If you're interested in a quick way to start playing with Apache Spark without having to pay for cloud resources, and without having to go through the trouble of installing Hadoop at home, you can leverage the pre-installed Hadoop VM that Cloudera makes freely available to download. Below are the steps.
- Because the VM is 64-bit, your computer must be configured to run 64-bit VM's. This is usually the default for computers made since 2012, but for computers made between 2006 and 2011, you will probably have to enable it in the BIOS settings.
- Install https://www.virtualbox.org/wiki/Downloads (I use VirtualBox since it's more free than VMWare Player.)
- Download and unzip the 2GB QuickStart VM for VirtualBox from Cloudera.
- Launch VirtualBox and from its drop-down menu select File->Import Appliance
- Click the Start icon to launch the VM.
- From the VM Window's drop-down menu, select Devices->Shared Clipboard->Bidirectional
- From the CentOS drop-down menu, select System->Shutdown->Restart. I have found this to be necessary to get HDFS to start working the first time on this particular VM.
- The VM comes with OpenJDK 1.6, but Spark and Scala need Oracle JDK 1.7, which is also supported by Cloudera 4.4. From within CentOS, launch Firefox and navigate to http://www.oracle.com/technetwork/java/javase/downloads/jdk7-downloads-1880260.html. Click the radio button "Accept License Agreement" and click to download jdk-7u51-linux-x64.rpm (64-bit RPM), opting to "save" rather than "open" it. I.e., save it to ~/Downloads.

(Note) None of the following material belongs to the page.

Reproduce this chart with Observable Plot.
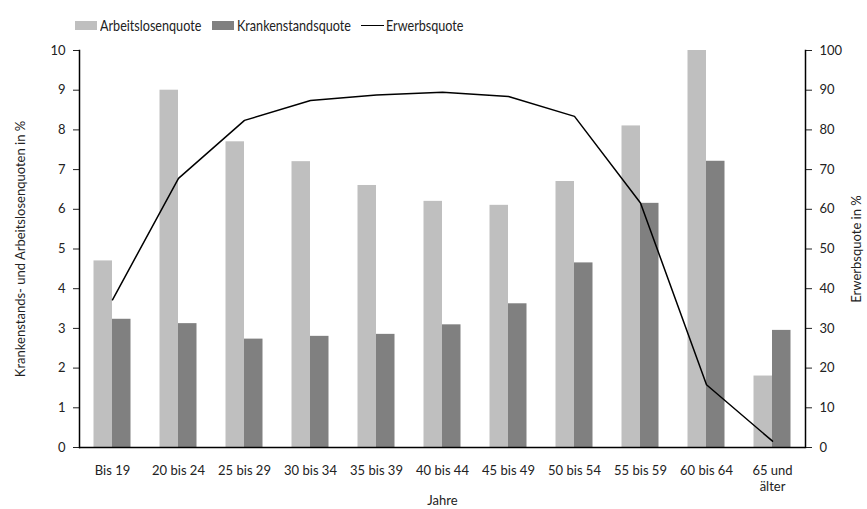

- From the CentOS drop-down menu, select Application->System Tools->Terminal and then:
sudo rpm -Uivh ~/Downloads/jdk-7u51-linux-x64.rpm
echo "export JAVA_HOME=/usr/java/latest" >>~/.bashrc
echo "export PATH=\$JAVA_HOME/bin:\$PATH" >>~/.bashrc
source ~/.bashrc
wget http://d3kbcqa49mib13.cloudfront.net/spark-0.9.0-incubating.tgz
tar xzvf spark-0.9.0-incubating.tgz
cd spark-0.9.0-incubating
SPARK_HADOOP_VERSION=2.2.0 sbt/sbt assembly
bin/spark-shell
That sbt assembly command also has the nice side-effect of installing scala and sbt for you, so you can start writing scala code to use Spark instead of just using the Spark Shell.